Who is to say that a high teenage pregnancy rate is a good or bad thing? Certainly, in racehorse breeding early foals command a premium at auction despite what the respectable ladies of the salons of the north-eastern states might think and evolution theory supports the "infusoria" being introduced to female organisms at the earliest opportunity right across the board.
The EB is self-evidently very confused on this matter in seeking to suggest that teenage pregnancy is somehow not respectable or advantageous and shows itself to be infused with doctrines derived from Christian morality.
With such incoherent drivel being the result of, presumably, careful cogitation one might easily suspect that "cronyism" is the guiding principle determining the selection of the members of the EDITORIAL BOARD which, it is worth reminding readers, has no need to submit itself to the consideration of the voting public.
Would not high drop-out rates help to ensure that certain occupations are fully staffed because it is difficult to imagine that if all the students qualified for exposure to the higher learning (see Thorstein Veblen) they will hardly expect to join the ranks of road menders, sewage workers, cow punchers, gas pumpers, dish washers etc etc and thus large numbers of immigrants will be required to deal with the **** created by millions of upthrusting, well-paid executive types, scientists, lawyers and members of editorial boards etc etc.
The Austin Statesman is owned by Cox Enterprises which owns 13 dailies, 28 weeklies, 15 TV stations and 86 radio broadcasters operating all over the USA. It is a private company 98% controlled by Anne Cox Chambers, an octogenarian, and the 2 children of her late sister, Barbara Cox Anthony.

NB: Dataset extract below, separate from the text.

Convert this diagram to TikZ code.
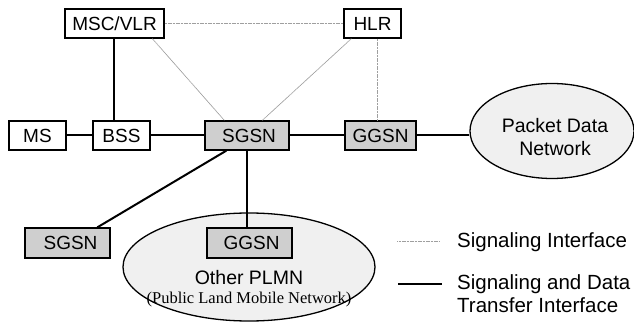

The chairman is her son, James C. Kennedy.
Cronyism with the gas pedal flat to the boards I would think wande.
Cox Enterprises is originally out of Dayton, Ohio where it was run by a Democratic candidate for the 1920 presidential election. It is now based in Sandy Springs, Georgia.
Do you mind wande--this is supposed to be a science thread and not a vehicle for the dissemination of second hand and third rate propaganda.